» **Task requirements**: Extract from the listing each line in which the word "that" appears.

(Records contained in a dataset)
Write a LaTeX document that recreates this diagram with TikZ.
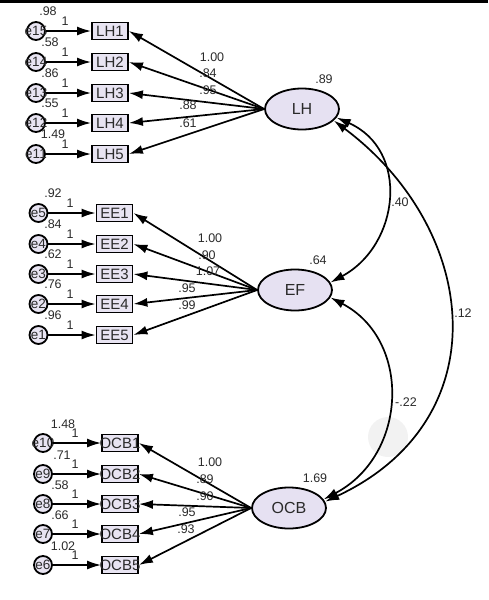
\documentclass[tikz,border=0pt]{standalone}
\usepackage{fontspec}
\setmainfont{Liberation Sans}
\usetikzlibrary{arrows.meta, shapes.geometric}

\definecolor{boxfill}{HTML}{E8E4F2}
\definecolor{latfill}{HTML}{E6E1F2}
\definecolor{txt}{HTML}{2A2A2A}

\tikzset{
  obsbox/.style={draw, line width=1.8pt, fill=boxfill, minimum width=36pt, minimum height=17pt, inner sep=0pt, text=txt, font=\fontsize{15}{17}\selectfont},
  errnode/.style={circle, draw, line width=1.8pt, fill=boxfill, minimum size=18pt, inner sep=0pt, text=txt, font=\fontsize{13.5}{15}\selectfont},
  latent/.style={ellipse, draw, line width=1.8pt, fill=latfill, minimum width=74pt, minimum height=41pt, inner sep=0pt, text=txt, font=\fontsize{16}{18}\selectfont},
  est/.style={inner sep=0pt, text=txt, font=\fontsize{12.5}{14}\selectfont},
  regarrow/.style={line width=1.7pt, -{Latex[length=14pt,width=9pt]}},
  covarrow/.style={line width=1.7pt, {Latex[length=14pt,width=9pt]}-{Latex[length=14pt,width=9pt]}}
}

\begin{document}
\begin{tikzpicture}[x=1pt, y=-1pt]
    \useasboundingbox (0,0) rectangle (488,600);
    \fill[black] (0,0) rectangle (488,3);
    \fill[black!5] (388,437) circle (20pt);

    % Latent factors
    \node[latent] (LH) at (302,109) {\makebox[0pt]{LH}};
    \node[latent] (EF) at (295,290) {\makebox[0pt]{EF}};
    \node[latent] (OCB) at (289,508) {\makebox[0pt]{OCB}};

    % LH indicators
    \foreach \i/\e/\y/\v/\x in {1/15/31/.98/48, 2/14/62/.58/50, 3/13/93/.86/50, 4/12/123/.55/50, 5/11/154/1.49/53} {
      \node[obsbox] (LH\i) at (110,\y) {\makebox[0pt]{LH\i}};
      \node[errnode] (e\e) at (36,\y) {\makebox[0pt]{e\e}};
      \draw[regarrow] (e\e) -- (LH\i);
      \draw[regarrow] (LH.west) -- (LH\i.east);
      \node[est] (ve\e) at (\x,\y-20) {\v};
      \node[est] (we\e) at (65,\y-10) {1};
    }
    \foreach \i/\v/\x/\y in {1/1.00/212/57, 2/.84/208/73, 3/.95/208/90, 4/.88/188/105, 5/.61/188/123} {
      \node[est] (lLH\i) at (\x,\y) {\v};
    }

    % EF indicators
    \foreach \i/\e/\y/\v in {1/5/213/.92, 2/4/244/.84, 3/3/274/.62, 4/2/304/.76, 5/1/335/.96} {
      \node[obsbox] (EE\i) at (114.5,\y) {\makebox[0pt]{EE\i}};
      \node[errnode] (e\e) at (38.5,\y) {\makebox[0pt]{e\e}};
      \draw[regarrow] (e\e) -- (EE\i);
      \draw[regarrow] (EF.west) -- (EE\i.east);
      \node[est] (ve\e) at (53,\y-20) {\v};
      \node[est] (we\e) at (70,\y-10) {1};
    }
    \foreach \i/\v/\x/\y in {1/1.00/210/238, 2/.90/207/255, 3/1.07/208/271, 4/.95/187/288, 5/.99/187/305} {
      \node[est] (lEE\i) at (\x,\y) {\v};
    }

    % OCB indicators
    \foreach \i/\e/\y/\v/\x in {1/10/443/1.48/63, 2/9/474/.71/62, 3/8/504/.58/60, 4/7/534/.66/60, 5/6/565/1.02/63} {
      \node[obsbox] (OCB\i) at (120,\y) {\makebox[0pt]{OCB\i}};
      \node[errnode] (e\e) at (43,\y) {\makebox[0pt]{e\e}};
      \draw[regarrow] (e\e) -- (OCB\i);
      \draw[regarrow] (OCB.west) -- (OCB\i.east);
      \node[est] (ve\e) at (\x,\y-19) {\v};
      \node[est] (we\e) at (75,\y-10) {1};
    }
    \foreach \i/\v/\x/\y in {1/1.00/210/462, 2/.89/205/479, 3/.90/205/496, 4/.95/187/512, 5/.93/186/529} {
      \node[est] (lOCB\i) at (\x,\y) {\v};
    }

    % Variances
    \node[est] (vLH) at (324,79) {.89};
    \node[est] (vEF) at (318,260) {.64};
    \node[est] (vOCB) at (315,478) {1.69};

    % Covariances
    \draw[covarrow] (LH.-14) .. controls (410,150) and (400,245) .. (EF.12);
    \draw[covarrow] (EF.-12) .. controls (412,340) and (408,455) .. (OCB.14);
    \draw[covarrow] (LH.-20) .. controls (480,230) and (500,420) .. (OCB.10);
    \node[est] (cLHEF) at (400,202) {.40};
    \node[est] (cEFOCB) at (406,402) {-.22};
    \node[est] (cLHOCB) at (463,313) {.12};

  \end{tikzpicture}
\end{document}
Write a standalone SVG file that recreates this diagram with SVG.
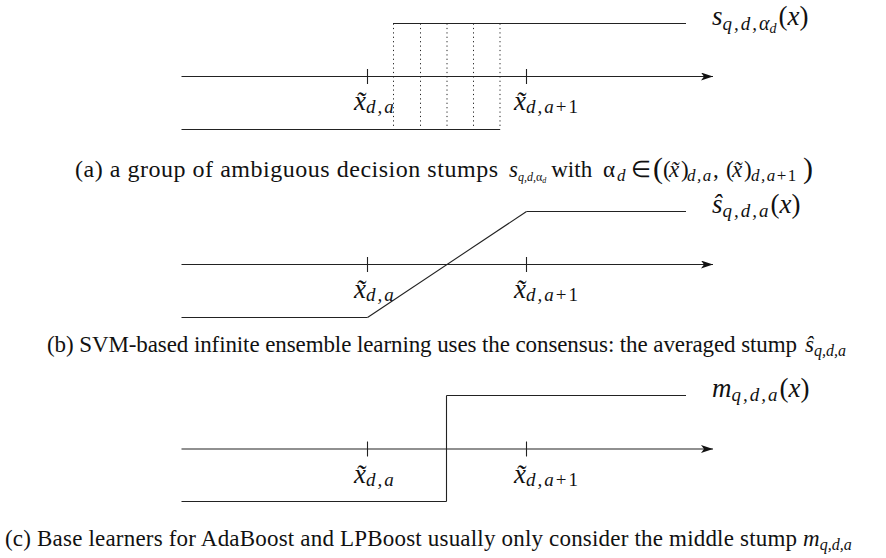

» **The result**:
Write a LaTeX document that recreates this diagram with TikZ.
Write a standalone SVG file that recreates this diagram with SVG.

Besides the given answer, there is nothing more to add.